Now we can ask, given ${\displaystyle {\phi }_1}$, how can we write it in terms of ${\displaystyle {\psi }_1,{\psi }_2}$?

Given the mixture ${\displaystyle a\times C{O}_2+b\times CO}$, we can write this as ${\displaystyle (a+b)\times C+(2a+b)\times O}$. Thus, ${\displaystyle {\psi }_1(a\times C{O}_2+b\times CO)=a+b}$ and ${\displaystyle {\psi }_2(a\times C{O}_2+b\times CO)=2a+b}$. In other words, our task is to express ${\displaystyle a}$ in terms of ${\displaystyle a+b}$ and ${\displaystyle 2a+b}$. We get ${\displaystyle (2a+b)-(a+b)=a}$, so ${\displaystyle {\phi }_1=-{\psi }_1+{\psi }_2}$.

Similarly, we get ${\displaystyle {\phi }_2=2{\psi }_1-1{\psi }_2}$.

Thus, the matrix is ${\displaystyle [I_{V^{\prime }}{]}_{({\phi }_1,{\phi }_2)}^{({\psi }_1,{\psi }_2)}=\left(\begin{array}{cc}-1& 2\\ 1& -1\end{array}\right)}$. This matrix is the transpose of ${\displaystyle [I_V{]}_{{\beta }^{\prime }}^{\beta }}$. This is not a coincidence.

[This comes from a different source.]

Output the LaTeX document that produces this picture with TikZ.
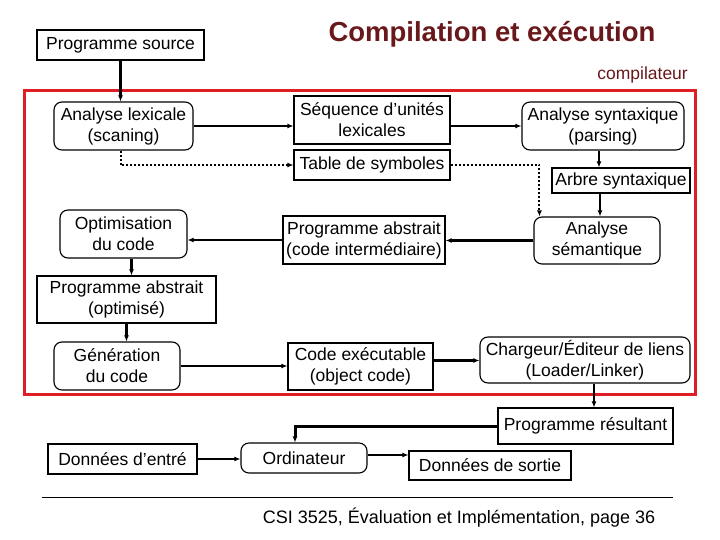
\documentclass[tikz,border=0pt]{standalone}
\usepackage{fontspec}
\setmainfont{Liberation Sans}
\usetikzlibrary{arrows.meta}
\definecolor{titlered}{RGB}{105,25,28}
\definecolor{framered}{RGB}{222,30,36}
\newcommand\boxfont{\fontsize{17.5}{21}\selectfont}
\begin{document}
\begin{tikzpicture}[x=1pt,y=-1pt,every node/.style={font=\boxfont,align=center,inner sep=0pt},
  box/.style={draw,line width=1.1pt,minimum width=#1},
  rbox/.style={draw,line width=1.1pt,rounded corners=8pt,minimum width=#1},
  arr/.style={line width=2.1pt,-{Latex[length=6pt,width=5pt]}},
  dotarr/.style={line width=2pt,dotted,-{Latex[length=6pt,width=5pt]}}]
\useasboundingbox[fill=white] (0,0) rectangle (720,540);
% title
\node[font=\fontsize{27.5}{30}\selectfont\bfseries,text=titlered] (title) at (492,34) {Compilation et exécution};
\node[font=\fontsize{17.5}{20}\selectfont,text=titlered,anchor=east] (comp) at (688,75) {compilateur};
\draw[framered,line width=3pt] (24,91) rectangle (695,394);
% compiler part
\node[box=167,minimum height=30] (src) at (120.5,45) {Programme source};
\node[rbox=139,minimum height=48] (lex) at (123.5,126) {Analyse lexicale\\(scaning)};
\node[box=156,minimum height=48] (seq) at (372,120) {Séquence d’unités\\lexicales};
\node[box=156,minimum height=30] (tab) at (372,165) {Table de symboles};
\node[rbox=162,minimum height=48] (syn) at (603,126) {Analyse syntaxique\\(parsing)};
\node[box=138,minimum height=25] (arb) at (621,180.5) {Arbre syntaxique};
\node[rbox=126,minimum height=47] (sem) at (597,240.5) {Analyse\\sémantique};
\node[box=162,minimum height=48] (pai) at (364,240) {Programme abstrait\\(code intermédiaire)};
\node[rbox=127,minimum height=48] (opt) at (123.5,234) {Optimisation\\du code};
\node[box=179,minimum height=47] (pao) at (126.5,299.5) {Programme abstrait\\(optimisé)};
\node[rbox=126,minimum height=48] (gen) at (117,366) {Génération\\du code};
\node[box=145,minimum height=47] (exe) at (360.5,366.5) {Code exécutable\\(object code)};
\node[rbox=210,minimum height=46] (chg) at (585,360) {Chargeur/Éditeur de liens\\(Loader/Linker)};
% execution part
\node[box=175,minimum height=36] (res) at (585.5,426) {Programme résultant};
\node[box=149,minimum height=30] (ent) at (122.5,459) {Données d’entré};
\node[rbox=126,minimum height=30] (ord) at (304,458) {Ordinateur};
\node[box=162,minimum height=29] (sor) at (490,465.5) {Données de sortie};
% connectors
\draw[arr] (src.south) -- (src.south |- lex.north);
\draw[arr] (lex.east) -- (lex.east -| seq.west);
\draw[dotarr] ([xshift=-3pt]lex.south) |- (tab.west);
\draw[arr] (syn.west -| seq.east) -- (syn.west);
\draw[dotarr] (tab.east) -| ([xshift=6pt]sem.north west);
\draw[arr] ([xshift=-4pt]syn.south) -- ([xshift=-4pt]syn.south |- arb.north);
\draw[arr] ([xshift=3pt]sem.north |- arb.south) -- ([xshift=3pt]sem.north);
\draw[arr] (sem.west) -- (sem.west -| pai.east);
\draw[arr] (pai.west) -- (pai.west -| opt.east);
\draw[arr] ([xshift=8pt]opt.south) -- ([xshift=8pt]opt.south |- pao.north);
\draw[arr] (pao.south) -- (pao.south |- gen.north);
\draw[arr] (gen.east) -- (gen.east -| exe.west);
\draw[arr] ([yshift=6pt]exe.east) -- ([yshift=6pt]exe.east -| chg.west);
\draw[arr] ([xshift=9pt]chg.south) -- ([xshift=9pt]chg.south |- res.north);
\draw[line width=3pt,-{Latex[length=6pt,width=5pt]}] (res.west) -| ([xshift=-9pt]ord.north);
\draw[arr] (ent.east) -- (ent.east -| ord.west);
\draw[arr] ([yshift=3pt]ord.east) -- ([yshift=3pt]ord.east -| sor.west);
% footer
\draw[line width=1pt] (42,497) coordinate (fl) -- (673,497) coordinate (fr);
\node[font=\fontsize{18}{20}\selectfont] (foot) at (459,518) {CSI 3525, Évaluation et Implémentation, page 36};
\end{tikzpicture}
\end{document}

In Tao's yards and feet example on pages 224-225 of https://terrytao.files.wordpress.com/2011/06/blog-book.pdf we writes that

${\displaystyle 1\text{ yard}=3\text{ feet}}$

${\displaystyle \text{yards}}(L)=\text{feet}(L)/3$

The more general statement of this is that ${\displaystyle [I_{V^{\prime }}{]}_{({\phi }_1,{\phi }_2)}^{({\psi }_1,{\psi }_2)}=(([I_V{]}_{\beta }^{{\beta }^{\prime }}{)}^{-1}{)}^{\mathrm{\top }}}$. In the one-dimensional case, the transpose does not change the matrix, so we just invert it, going from ${\displaystyle (3)}$ to ${\displaystyle (1/3)}$.